I think that second error is due to the first one. I am not sure why coastal_ike_shinnecock_atm2sch2ww3 case gives warning about nws but coastal_ike_shinnecock_atm2sch is fine and there is no warning or issue in there. Do you have any idea?

Anyway, here are the details of configurations,

Anyway, the only extra flag for SCHSIM is -DUSE_WW3=ON in the failed case and only that one complains about nws. BTW, if I try to run the coastal_ike_shinnecock_atm2sch2ww3 case with the version before sync with main, it runs without any issue. Probably something changed in the last sync but not sure what.

uturuncoglu commented 7 months ago

@janahaddad I reopened this ticket since last sync is breaking the ww3 coupling. Maybe cap needs to be adjusted but not sure at this point. Still investigating. I will point the working hash (https://github.com/oceanmodeling/schism/commit/f9b42dbd682828c0e996510f28b40a453a2ea065) in ufs-coastal until we solve the issue.

uturuncoglu commented 7 months ago

@josephzhang8 I think there is a incompatibility issue between SCHSIM and SCHSIM-ESMF repository. Here is the line that prints out first WARNING message, https://github.com/schism-dev/schism-esmf/blob/9fc62b21afc1edcb691bef5ffa5b309375d5b07c/src/schism/schism_esmf_util.F90#L1127. It indicates that nws needs to be 3 for coupling but I think this is not true since we are using 2 for coupling. I also double checked the atm2sch and warning also exists over there. So, I don't think this is the root cause of the crash in atm2sch2ww3 but the cap still needs to be fixed since the PET logs has misleading warning message and needs to be removed. @platipodium do you agree with me?
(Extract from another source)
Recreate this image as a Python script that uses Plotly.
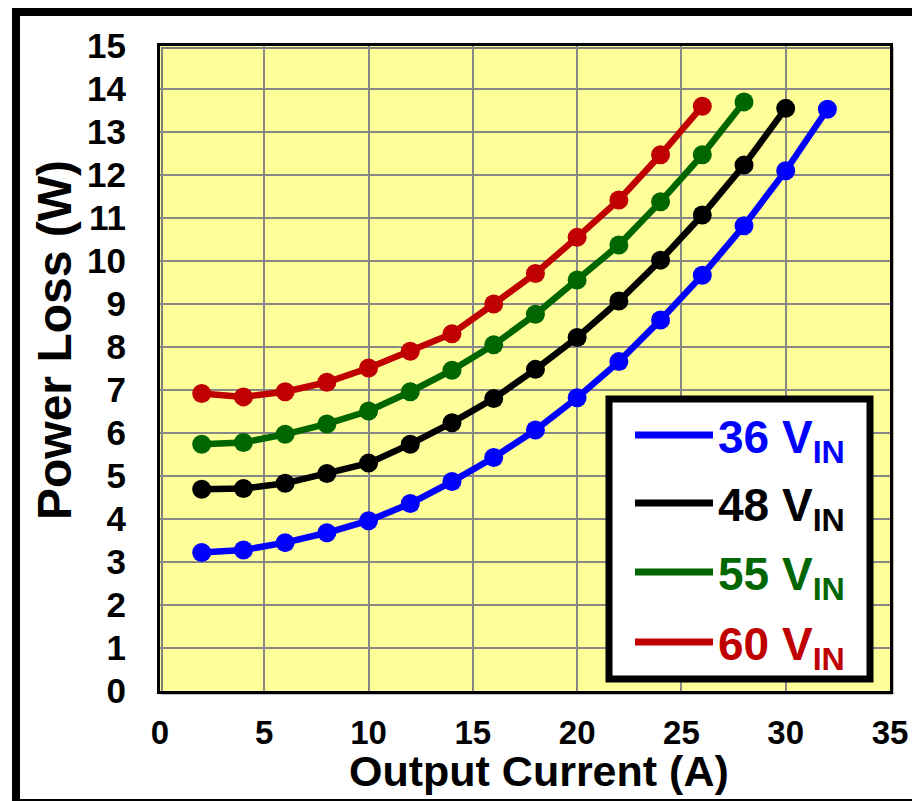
import plotly.graph_objects as go

# ---- data ----
current_36 = [2, 4, 6, 8, 10, 12, 14, 16, 18, 20, 22, 24, 26, 28, 30, 32]
loss_36 = [3.22, 3.28, 3.45, 3.68, 3.96, 4.36, 4.87, 5.43, 6.07, 6.82, 7.66, 8.63, 9.67, 10.82, 12.10, 13.53]

current_48 = [2, 4, 6, 8, 10, 12, 14, 16, 18, 20, 22, 24, 26, 28, 30]
loss_48 = [4.69, 4.71, 4.83, 5.06, 5.30, 5.74, 6.24, 6.80, 7.48, 8.22, 9.07, 10.02, 11.07, 12.23, 13.55]

current_55 = [2, 4, 6, 8, 10, 12, 14, 16, 18, 20, 22, 24, 26, 28]
loss_55 = [5.74, 5.78, 5.97, 6.21, 6.51, 6.96, 7.46, 8.05, 8.76, 9.56, 10.37, 11.38, 12.47, 13.70]

current_60 = [2, 4, 6, 8, 10, 12, 14, 16, 18, 20, 22, 24, 26]
loss_60 = [6.92, 6.84, 6.96, 7.18, 7.51, 7.90, 8.31, 9.00, 9.71, 10.55, 11.42, 12.47, 13.60]

series_names = ["36", "48", "55", "60"]
series_colors = ["#0000FF", "#000000", "#006600", "#C00000"]
series_x = [current_36, current_48, current_55, current_60]
series_y = [loss_36, loss_48, loss_55, loss_60]

x_title = "Output Current (A)"
y_title = "Power Loss (W)"

FONT = "Liberation Sans, Arial, Helvetica, sans-serif"

# ---- figure geometry (pixels) ----
# the page body has an 8px margin, so the figure is drawn 8px smaller
W, H = 912, 793
L, R, T, B = 152, 30, 38, 110
PW, PH = W - L - R, H - T - B  # 730 x 645

# page-pixel -> paper coordinates (plot area spans page x 160..890, y 46..691)
def px(xp):
    return (xp - 160) / PW


def py(yp):
    return (691 - yp) / PH


fig = go.Figure()
for name, color, xs, ys in zip(series_names, series_colors, series_x, series_y):
    fig.add_trace(go.Scatter(
        x=xs, y=ys, mode="lines+markers", name=f"{name} V<sub>IN</sub>",
        line=dict(color=color, width=6.5),
        marker=dict(color=color, size=19),
        showlegend=False,
    ))

shapes = []
# outer frame around the whole chart
shapes.append(dict(type="rect", xref="paper", yref="paper",
                   x0=px(16), x1=px(935), y0=py(803), y1=py(12),
                   line=dict(color="black", width=8), fillcolor="rgba(0,0,0,0)", layer="above"))
# plot-area shadow
shapes.append(dict(type="rect", xref="paper", yref="paper",
                   x0=px(162), x1=px(892.5), y0=py(693.5), y1=py(48),
                   line=dict(color="#7f7f7f", width=2), fillcolor="rgba(0,0,0,0)", layer="below"))
# legend box
shapes.append(dict(type="rect", xref="paper", yref="paper",
                   x0=px(609), x1=px(870), y0=py(679), y1=py(399),
                   line=dict(color="black", width=7), fillcolor="white", layer="above"))

annotations = []
legend_y = [435, 503, 572, 642]
for name, color, ly in zip(series_names, series_colors, legend_y):
    shapes.append(dict(type="line", xref="paper", yref="paper",
                       x0=px(635), x1=px(713), y0=py(ly), y1=py(ly),
                       line=dict(color=color, width=7), layer="above"))
    annotations.append(dict(xref="paper", yref="paper", x=px(716), y=py(ly + 5),
                            xanchor="left", yanchor="middle", showarrow=False,
                            text=f"{name} V<sub>IN</sub>",
                            font=dict(family=FONT, size=46, color=color, weight="bold")))

annotations.append(dict(xref="paper", yref="paper", x=px(54), y=py(340),
                        xanchor="center", yanchor="middle", showarrow=False, textangle=-90,
                        text=y_title, font=dict(family=FONT, size=48, color="black", weight="bold")))
annotations.append(dict(xref="paper", yref="paper", x=px(539), y=py(771),
                        xanchor="center", yanchor="middle", showarrow=False,
                        text=x_title, font=dict(family=FONT, size=43, color="black", weight="bold")))

fig.update_layout(
    width=W, height=H, autosize=False,
    margin=dict(l=L, r=R, t=T, b=B, pad=0),
    paper_bgcolor="white", plot_bgcolor="#FFFF99",
    shapes=shapes, annotations=annotations,
    showlegend=False,
    font=dict(family=FONT, color="black"),
)
fig.update_xaxes(range=[0, 35], dtick=5, tick0=0, showgrid=True, gridcolor="#888888", gridwidth=2,
                 zeroline=False, showline=True, linecolor="black", linewidth=3, mirror=True,
                 ticks="", ticklabelstandoff=10,
                 tickfont=dict(family=FONT, size=33, color="black", weight="bold"))
fig.update_yaxes(range=[0, 15], dtick=1, tick0=0, showgrid=True, gridcolor="#888888", gridwidth=2,
                 zeroline=False, showline=True, linecolor="black", linewidth=3, mirror=True,
                 ticks="", ticklabelstandoff=24,
                 tickfont=dict(family=FONT, size=35, color="black", weight="bold"))

fig.write_html("out.html")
uturuncoglu commented 7 months ago

@josephzhang8 @platipodium Okay. I seems that the issue was arising due to recent changes that brings wave related fields to the output. I created a new issue for it https://github.com/oceanmodeling/schism/issues/4. @platipodium I'll also create a PR to the NUOPC cap that fixes the Attribute not set issue (this is a warning actually but it is appearing as error but does not result crash. It seems that the message is marked wrongly in ESMF side) and also remove the misleading nsw message.

uturuncoglu commented 7 months ago

@josephzhang8 @platipodium I created a PR in upstream that fixes the couple of issues. https://github.com/schism-dev/schism-esmf/pull/29. I think I could close this issue but prefer to wait until PR is merged.

platipodium commented 7 months ago

@josephzhang8 @platipodium I created a PR in upstream that fixes the couple of issues. schism-dev/schism-esmf#29. I think I could close this issue but prefer to wait until PR is merged.

Merged upstream. THank you for the hotfix

josephzhang8 commented 7 months ago

@uturuncoglu The latest master has removed IMPOSE_NET_FLUX and 'meth_sink', but I don't think this is the reason. Check outputs/fatal.error to see if there is anything there.

josephzhang8 commented 7 months ago

@uturuncoglu The changes in param.nml are documented live inside src/Readme.beta_notes. In particular pay attention to 'remove' b/c of the way .nml works (you can omit parameters but cannot include those that are not in the list).

uturuncoglu commented 6 months ago

@josephzhang8 @platipodium As I know this issue is fixed. If you don't mind could you confirm. So, I could close the issue.

josephzhang8 commented 6 months ago

I think so. Thx @uturuncoglu !